Investors with a medium-term perspective can buy the stock of Chennai Petroleum Corporation at current levels.
Following a long-term downtrend, the stock recorded a multi-year low at ₹47.7 in late May this year and found support.
Subsequently, it reversed direction, triggered by positive divergence on the weekly relative strength index (RSI) and the price rate of change indicator.
Since then the stock has been in a short-term uptrend.
While trending up, it emphatically breached its 21- and 50-day moving averages in early June.
Interestingly, the stock formed an inverse head-and-shoulders pattern, which is a bullish reversal pattern, spanning over the past three-and-a-half months with the neckline at ₹72.
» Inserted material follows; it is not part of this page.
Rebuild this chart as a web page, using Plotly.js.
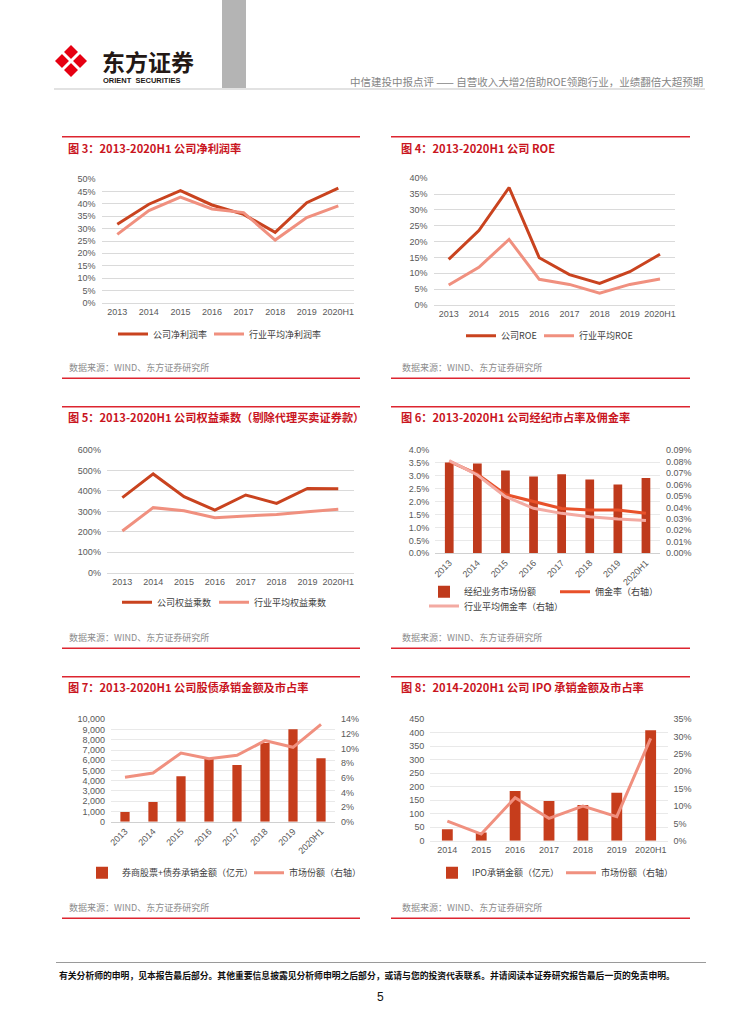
<!DOCTYPE html>
<html><head><meta charset="utf-8">
<script src="https://cdn.plot.ly/plotly-3.0.1.min.js"></script>
<style>html,body{margin:0;padding:0;background:#fff}#chart{width:755px;height:1024px}</style>
</head><body><div id="chart"></div>
<script>
// ---------------- data ----------------
const years8 = ['2013','2014','2015','2016','2017','2018','2019','2020H1'];
const years7 = ['2014','2015','2016','2017','2018','2019','2020H1'];
// 图3 净利润率 (%)
const netMarginCompany  = [31.8, 39.9, 45.4, 39.6, 35.8, 28.5, 40.5, 46.4];
const netMarginIndustry = [27.7, 37.3, 42.8, 38.0, 36.5, 25.4, 34.5, 39.2];
// 图4 ROE (%)
const roeCompany  = [14.4, 23.5, 37.1, 14.9, 9.6, 6.8, 10.5, 16.0];
const roeIndustry = [6.3, 11.9, 20.7, 8.1, 6.5, 3.7, 6.5, 8.2];
// 图5 权益乘数 (%)
const eqMultCompany  = [367, 483, 372, 306, 380, 339, 412, 411];
const eqMultIndustry = [204, 318, 303, 269, 277, 285, 298, 310];
// 图6 经纪市占率 (%) 与佣金率 (%)
const brokerShare  = [3.52, 3.48, 3.21, 2.97, 3.06, 2.86, 2.66, 2.92];
const commCompany  = [0.0800, 0.0690, 0.0512, 0.0452, 0.0390, 0.0377, 0.0377, 0.0348];
const commIndustry = [0.0807, 0.0682, 0.0494, 0.0392, 0.0348, 0.0319, 0.0299, 0.0285];
// 图7 股债承销金额(亿元) 与市场份额 (%)
const underwriting      = [945, 1920, 4430, 6120, 5540, 7680, 9020, 6190];
const underwritingShare = [6.07, 6.66, 9.39, 8.62, 9.07, 11.08, 10.17, 13.3];
// 图8 IPO承销金额(亿元) 与市场份额 (%)
const ipoAmount = [42, 30, 184, 147, 132, 178, 409];
const ipoShare  = [5.67, 1.92, 12.4, 6.44, 10.0, 6.92, 29.5];

// ---------------- helpers ----------------
const W = 755, H = 1024;
const fx = p => p / W, fy = p => 1 - p / H;
const FAM = '"Liberation Sans", Arial, "Noto Sans CJK SC", sans-serif';
const CJK = '"Noto Sans CJK SC", "Liberation Sans", sans-serif';
const C_DARK = '#C9431F', C_PINK = '#F0907F';
const C_BAR = '#C63D1C';
const tickFont = {family: FAM, size: 9, color: '#595959'};
const legFont = {family: CJK, size: 9, color: '#404040'};

function xAxis(x0, x1, anchor, n, angle, line) {
  return {domain: [fx(x0), fx(x1)], anchor: anchor, type: 'category', range: [-0.5, n - 0.5],
    tickfont: tickFont, tickangle: angle, showgrid: false, zeroline: false,
    showline: true, linecolor: line, linewidth: 1, ticks: '', fixedrange: true};
}
function yAxis(top, bottom, anchor, max, dtick, fmt, suffix, grid) {
  return {domain: [fy(bottom), fy(top)], anchor: anchor, range: [0, max], tickmode: 'linear', tick0: 0,
    dtick: dtick, tickformat: fmt, ticksuffix: suffix, showgrid: true, gridcolor: grid, gridwidth: 1,
    zeroline: false, showline: false, ticks: '', tickfont: tickFont, ticklabelstandoff: 5, fixedrange: true};
}
function yRight(over, anchor, max, dtick, fmt, suffix) {
  return {overlaying: over, side: 'right', anchor: anchor, range: [0, max], tickmode: 'linear', tick0: 0,
    dtick: dtick, tickformat: fmt, ticksuffix: suffix, showgrid: false, zeroline: false, showline: false,
    ticks: '', tickfont: tickFont, ticklabelstandoff: 5, fixedrange: true};
}
function legend(x, y) {
  return {orientation: 'h', x: fx(x), y: fy(y), xanchor: 'left', yanchor: 'middle', xref: 'paper', yref: 'paper',
    itemwidth: 30, font: legFont, bgcolor: 'rgba(0,0,0,0)', borderwidth: 0};
}
function line(x, y, name, color, xa, ya, lg, lw) {
  const t = {type: 'scatter', mode: 'lines', x: x, y: y, name: name, xaxis: xa, yaxis: ya, legend: lg,
    line: {color: color, width: 3}, hoverinfo: 'skip'};
  if (lw) t.legendwidth = lw;
  return t;
}
function bar(x, y, name, color, width, xa, ya, lg, lw) {
  const t = {type: 'bar', x: x, y: y, name: name, xaxis: xa, yaxis: ya, legend: lg, width: width,
    marker: {color: color, line: {width: 0}}, hoverinfo: 'skip'};
  if (lw) t.legendwidth = lw;
  return t;
}

// ---------------- traces ----------------
const data = [
  line(years8, netMarginCompany, '公司净利润率', C_DARK, 'x', 'y', 'legend', 51),
  line(years8, netMarginIndustry, '行业平均净利润率', C_PINK, 'x', 'y', 'legend'),
  line(years8, roeCompany, '公司ROE', C_DARK, 'x2', 'y2', 'legend2', 33),
  line(years8, roeIndustry, '行业平均ROE', C_PINK, 'x2', 'y2', 'legend2'),
  line(years8, eqMultCompany, '公司权益乘数', C_DARK, 'x3', 'y3', 'legend3', 52),
  line(years8, eqMultIndustry, '行业平均权益乘数', C_PINK, 'x3', 'y3', 'legend3'),
  bar(years8, brokerShare, '经纪业务市场份额', '#BF3A1C', 0.31, 'x4', 'y4', 'legend4', 86),
  line(years8, commCompany, '佣金率（右轴）', '#E8512A', 'x4', 'y7', 'legend4'),
  line(years8, commIndustry, '行业平均佣金率（右轴）', '#F3AAA2', 'x4', 'y7', 'legend5'),
  bar(years8, underwriting, '券商股票+债券承销金额（亿元）', C_BAR, 0.33, 'x5', 'y5', 'legend6', 122),
  line(years8, underwritingShare, '市场份额（右轴）', C_PINK, 'x5', 'y8', 'legend6'),
  bar(years7, ipoAmount, 'IPO承销金额（亿元）', C_BAR, 0.32, 'x6', 'y6', 'legend7', 84),
  line(years7, ipoShare, '市场份额（右轴）', C_PINK, 'x6', 'y9', 'legend7')
];

// ---------------- decorations ----------------
const RED = '#DD2530';
function hline(x0, x1, y, color, w) {
  return {type: 'line', xref: 'paper', yref: 'paper', x0: fx(x0), x1: fx(x1), y0: fy(y), y1: fy(y),
    line: {color: color, width: w}};
}
function pathOf(pts) {
  return 'M' + pts.map(p => fx(p[0]) + ',' + fy(p[1])).join('L') + 'Z';
}
const shapes = [
  {type: 'rect', xref: 'paper', yref: 'paper', x0: fx(222), x1: fx(246), y0: fy(0), y1: fy(89),
    fillcolor: '#B4B4B4', line: {width: 0}},
  hline(54, 705, 89, '#E2E2E2', 2),
  {type: 'path', xref: 'paper', yref: 'paper', path: pathOf([[71,45],[87,61],[71,77],[55,61]]),
    fillcolor: '#E60012', line: {width: 0}},
  {type: 'line', xref: 'paper', yref: 'paper', x0: fx(61), y0: fy(51), x1: fx(81), y1: fy(71), line: {color: '#fff', width: 3}},
  {type: 'line', xref: 'paper', yref: 'paper', x0: fx(81), y0: fy(51), x1: fx(61), y1: fy(71), line: {color: '#fff', width: 3}},
  hline(62, 360, 136.7, RED, 1.5), hline(391, 690, 136.7, RED, 1.5),
  hline(62, 360, 378.3, RED, 1.5), hline(391, 690, 378.3, RED, 1.5),
  hline(62, 360, 406.7, RED, 1.5), hline(391, 690, 406.7, RED, 1.5),
  hline(62, 360, 648.3, RED, 1.5), hline(391, 690, 648.3, RED, 1.5),
  hline(62, 360, 676.7, RED, 1.5), hline(391, 690, 676.7, RED, 1.5),
  hline(62, 360, 918.3, RED, 1.5), hline(391, 690, 918.3, RED, 1.5),
  hline(56, 706, 962.5, '#9A9A9A', 1)
];

function note(text, x, y, opt) {
  return Object.assign({text: text, xref: 'paper', yref: 'paper', x: fx(x), y: fy(y), xanchor: 'left',
    yanchor: 'middle', showarrow: false, font: {family: CJK, size: 9, color: '#8C8C8C'}}, opt || {});
}
const TITLE = {family: CJK, size: 11.2, color: '#C9151E'};
const SRC = '数据来源：WIND、东方证券研究所';
const annotations = [
  note('中信建投中报点评 —— 自营收入大增2倍助ROE领跑行业，业绩翻倍大超预期', 705, 81,
    {xanchor: 'right', font: {family: CJK, size: 10.5, color: '#858585'}}),
  note('<b>东方证券</b>', 100, 61, {font: {family: CJK, size: 23, color: '#231815'}}),
  note('<b>ORIENT  SECURITIES</b>', 101, 80.7, {font: {family: FAM, size: 7.5, color: '#231815'}}),
  note('<b>图 3：2013-2020H1 公司净利润率</b>', 66, 148, {font: TITLE}),
  note('<b>图 4：2013-2020H1 公司 ROE</b>', 399, 148, {font: TITLE}),
  note('<b>图 5：2013-2020H1 公司权益乘数（剔除代理买卖证券款）</b>', 66, 417.3, {font: TITLE}),
  note('<b>图 6：2013-2020H1 公司经纪市占率及佣金率</b>', 399, 417.3, {font: TITLE}),
  note('<b>图 7：2013-2020H1 公司股债承销金额及市占率</b>', 66, 687.3, {font: TITLE}),
  note('<b>图 8：2014-2020H1 公司 IPO 承销金额及市占率</b>', 399, 687.3, {font: TITLE}),
  note(SRC, 67, 367.3), note(SRC, 400, 367.7),
  note(SRC, 67, 637.7), note(SRC, 400, 637.7),
  note(SRC, 67, 907.7), note(SRC, 400, 907.7),
  note('<b>有关分析师的申明，见本报告最后部分。其他重要信息披露见分析师申明之后部分，或请与您的投资代表联系。并请阅读本证券研究报告最后一页的免责申明。</b>',
    57, 975, {font: {family: CJK, size: 8.8, color: '#111111'}}),
  note('5', 381, 996.5, {xanchor: 'center', font: {family: FAM, size: 12, color: '#111111'}})
];

const GRID = '#DADADA', GRID2 = '#E9E9E9';
const layout = {
  width: W, height: H, margin: {l: 0, r: 0, t: 0, b: 0, pad: 0},
  paper_bgcolor: '#fff', plot_bgcolor: 'rgba(0,0,0,0)', showlegend: true, barmode: 'overlay',
  font: {family: FAM},
  xaxis:  xAxis(101.5, 354.1, 'y', 8, 0, GRID),
  yaxis:  yAxis(179.3, 302.7, 'x', 50, 5, 'd', '%', GRID),
  xaxis2: xAxis(433.6, 675.1, 'y2', 8, 0, GRID),
  yaxis2: yAxis(178.3, 305, 'x2', 40, 5, 'd', '%', GRID),
  xaxis3: xAxis(106.9, 353.7, 'y3', 8, 0, GRID),
  yaxis3: yAxis(450, 572.7, 'x3', 600, 100, 'd', '%', GRID),
  xaxis4: xAxis(435.2, 660, 'y4', 8, -45, '#D0D0D0'),
  yaxis4: yAxis(450, 553.3, 'x4', 4, 0.5, '.1f', '%', GRID2),
  yaxis7: yRight('y4', 'x4', 0.09, 0.01, '.2f', '%'),
  xaxis5: xAxis(111, 335, 'y5', 8, -45, '#D0D0D0'),
  yaxis5: yAxis(719.3, 821.7, 'x5', 10000, 1000, ',d', '', GRID2),
  yaxis8: yRight('y5', 'x5', 14, 2, 'd', '%'),
  xaxis6: xAxis(430.4, 667.6, 'y6', 7, 0, GRID2),
  yaxis6: yAxis(719.3, 840.7, 'x6', 450, 50, 'd', '', GRID2),
  yaxis9: yRight('y6', 'x6', 35, 5, 'd', '%'),
  legend:  legend(113, 334),
  legend2: legend(461, 335.7),
  legend3: legend(117, 602.3),
  legend4: legend(424, 591.7),
  legend5: legend(424, 606),
  legend6: legend(82, 872.7),
  legend7: legend(432, 872.7),
  shapes: shapes,
  annotations: annotations
};

Plotly.newPlot('chart', data, layout, {displayModeBar: false, staticPlot: true});
</script></body></html>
On June 23, it skyrocketed 20 per cent, conclusively breaking above the key resistance level of ₹72. This rally has strengthened the short-term uptrend.
There has been an increase in daily volume over the past three trading sessions.
The daily RSI features in the bullish zone and the weekly RSI is charting higher in the neutral region towards the bullish zone. Besides, the daily as well as the weekly price rate of change indicators are hovering in the positive terrain, implying buying interest.
With the break-out of the inverse head-and-shoulders pattern, the medium-term outlook appears to be bullish for the stock. It has the potential to trend upwards and reach the price targets of ₹93 and ₹100 over the medium term, with a minor pause at around ₹90. Traders can buy the stock with a stop-loss at ₹74.